At our high school reunion, an old friend leaned towards me and whispered in my ear, “Oh man! It seems that my best isn't good enough.” I asked him what do you mean? He said: “I spent the last 25 years of my life working hard until I became a department manager in a big multinational company and I did my best to provide my kids with a good education and today after seeing all my old friends, I just feel like a failure and that all the years that have past went in vain.”
Many people experience certain situations in life where they feel like somewhat of a failure. However, they are productive citizens, who have just never been able to feel they are good enough. They try so hard but always seem to come up short. Even when they succeed, they feel as if they just gotten lucky.
Dear reader, if you sometimes feel like those who see themselves as failures whose best is not good enough I have to congratulate you as you have developed a great healthy self-image.
Now, let's try to change these false beliefs about yourself because it is not about what you have achieved in life but it is more about how you feel about what you have achieved that truly matters. Most people, who feel they cannot measure up, feel so because they suffer from low self-esteem and a lack of self-worth.
Some psychologists think that many people, for various reasons, are following lifestyles that are bound up in cycles of rejection and failures. So, what exactly is a “lifestyle?” Basically, it is a concept developed by the pioneer psychologist Alfred Adler. Adler believed that understanding a person's goals is a key to understanding a person's behaviour. He believed that all of us are following individual “life lines” or paths toward specific goals. Everything we do is oriented towards some goal, whether or not we understand what that goal is.
We have to understand that our feeling of low self-esteem has its roots in our childhood. Maybe we had critical parents or one of our parents favoured a sibling over another. Something that happened to us during our childhood, created in ourselves a feeling of rejection and distress. So, we developed a sense of belief that no matter what we do it will not be good enough.

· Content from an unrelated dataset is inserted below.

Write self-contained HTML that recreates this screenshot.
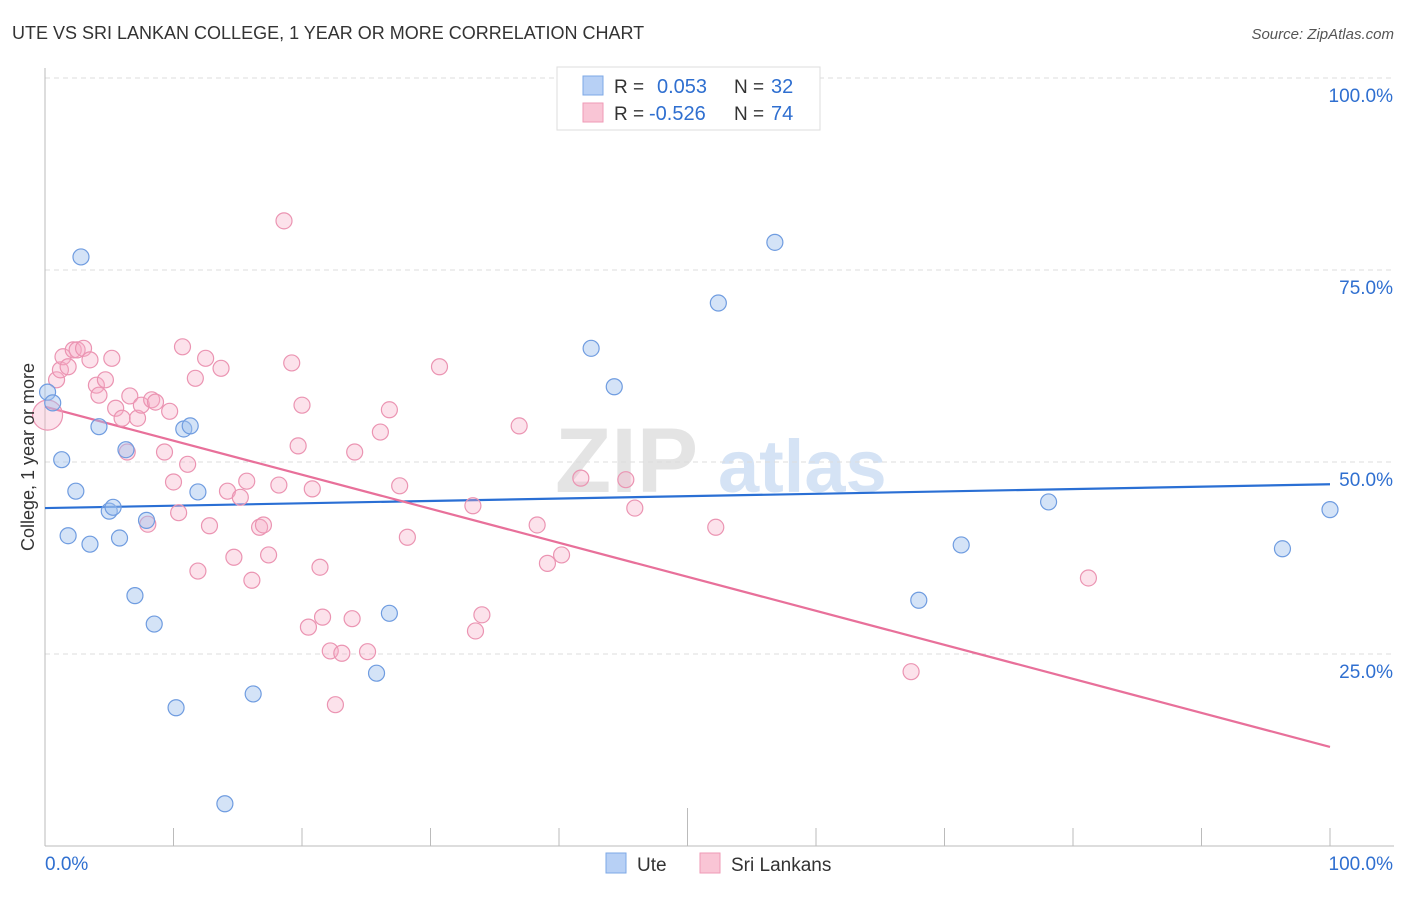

That's what Adler meant.
And when we grow older, we look at our friends or siblings and we start to compare their achievements to ours. And even if we are satisfied with our accomplishments we immediately feel a great sense of unworthiness as soon as we compare ourselves to anyone else. It is just the habit of rejection that we have created over the years since our childhood and you know what? Most of us are not even aware that we are having these negative emotions. It is subtle in our subconscious mind.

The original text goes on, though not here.